"Nuts". Burton Taylor Studio

I have no idea if Coco Cottam will go on to become a famous, successful playwright. The only famous, successful playwright I know didn’t write so much as a line of dialogue until ten years after graduating. The future’s not ours to see.

But in so far as it’s possible to measure these things, Cottam seems to be going about it the right way. Nuts is her third play (the third I’ve seen anyway), and not only is each of them a gem, but they get better each time. Her previous works, Wishbone and Bedbugs (click on the titles to read my reviews), were more theme- than plot-driven, as non-linear and intriguing as they were funny and moving. With Nuts, Cottam has come down to earth, and created a piece of true narrative drama.

It's a concentrated, character-driven scenario that reveals dark secrets from the past even as it moves forwards in time. Friends, business-partners and flat-sharers Eve and Nina need a new co-tenant, and it arrives in the shape of ‘hot male’ Liberty. But the appearance of Lib’s ex-girlfriend Tash raises disturbing and traumatic questions about his presence and intentions.

What plays out is a brilliantly timed dance of status, mistrust, desire and duplicity. Liberty’s disruptive appearance in the flat acts as a kind of emotional laxative for the two women, and it all comes tumbling out.

Nuts has overtones of early Pinter about it, especially his 1960 masterpiece The Caretaker. As in that play, the interloper’s presence leads to a piercing psychological study of power and allegiance. And as with Pinter, Nuts is replete with pregnant pauses, and characters testing and second-guessing each other. (At one point Nina says to Eve, ‘You feel awkward’ and, just like Pinter, it’s both an observation and an instruction.) In The Caretaker there is a repeating, tension-twisting sound-effect of a drip in a bucket, and in Nuts the emotional stakes are amplified by a subtle soundscape of ticks and cello squeaks, as if Bernard Herrman is tuning up for Psycho.

The ‘Nuts’ of the title offer a self-referential hint to the unfolding story: at first they seem merely to be what Liberty likes to eat (and a healthy proportion of this show’s budget must have gone on pistachios). Later the idea of nuts as ‘crazy’ takes over. But ultimately, it’s those nuts men carry around in their trousers that hang at the heart of the drama.

Frequently, the bareness of sets in Oxford productions is a sad reflection on the lack of design and construction capability in student drama. But in this show, the simplicity is both fitting and vital.
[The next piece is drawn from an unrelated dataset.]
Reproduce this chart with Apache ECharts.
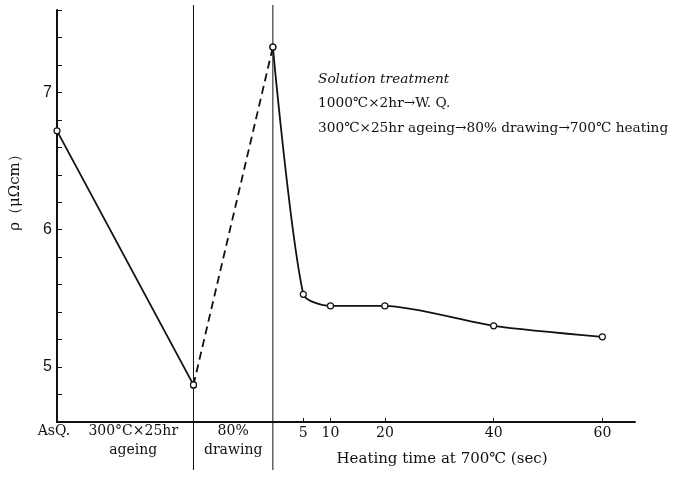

A couple of chairs and a table provide the perfect environment, turning all our focus on the pyrotechnics going off between the characters.

And talking of the characters, the cast (Alice Macey-Dare a bundle of self-doubt as Eve, Orla Wyatt all smiling control as Nina, Rufus Shutter a mixture of charm and opacity as Lib, and Thalia Kermisch nearly stealing the whole show as Tash with a shattering monologue near the end) play off each other with impressive pace and intimacy, and in the claustrophobic surrounds of the Burton Taylor Studio the audience feels trapped in the intensity of their predicament. Everyone felt so tightly packed this evening that we’ve probably all come away with the latest strain of mpox.
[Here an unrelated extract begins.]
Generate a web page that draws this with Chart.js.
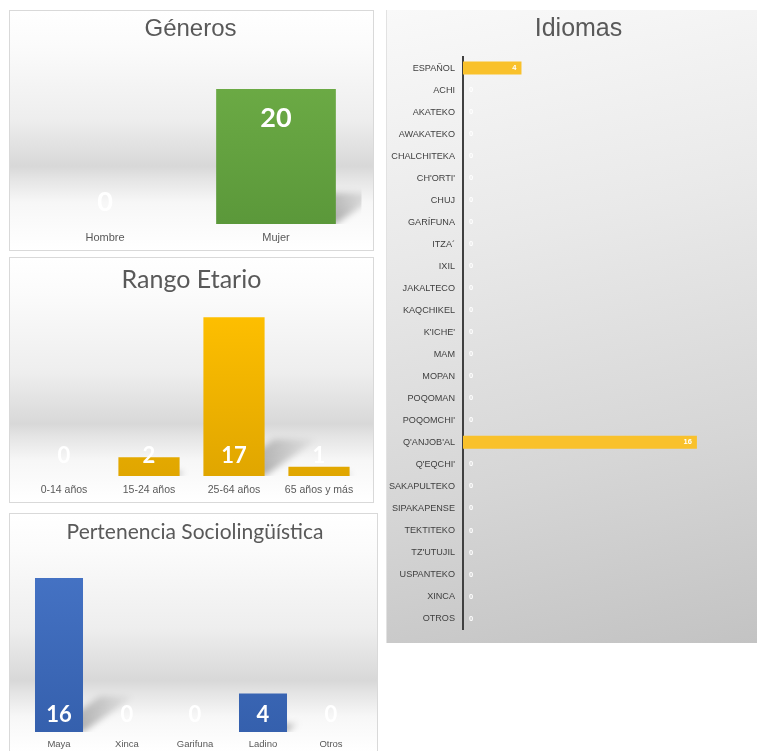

Because of the importance of plot in this play, Cottam has reined in her natural instinct for virtuoso, poetic speeches to focus more on controlled exposition. This does sometimes make the action feel almost too straightforward. When Eve says to Nina, ‘Where are your metaphors, your banks of literary devices?’ I found myself wistfully agreeing. There’s something about enigmatic text that can challenge and draw in an audience, and there are times in the first half of Nuts when the lack of complexity in the plot can feel slightly exposed. Bizarrely, when it reverts to allusive dialogue, minimalist and suggestive, it has more depth than when it’s leading you by the hand through the story. In short, toning down the surrealism in favour of situation removes a little of the theatrical magic.

But this is a minor criticism on what is an accomplished and harrowing piece of drama. If Cottam’s earlier plays were like variations on a musical theme, Nuts is a powerful and melodic suite. Next: a symphony.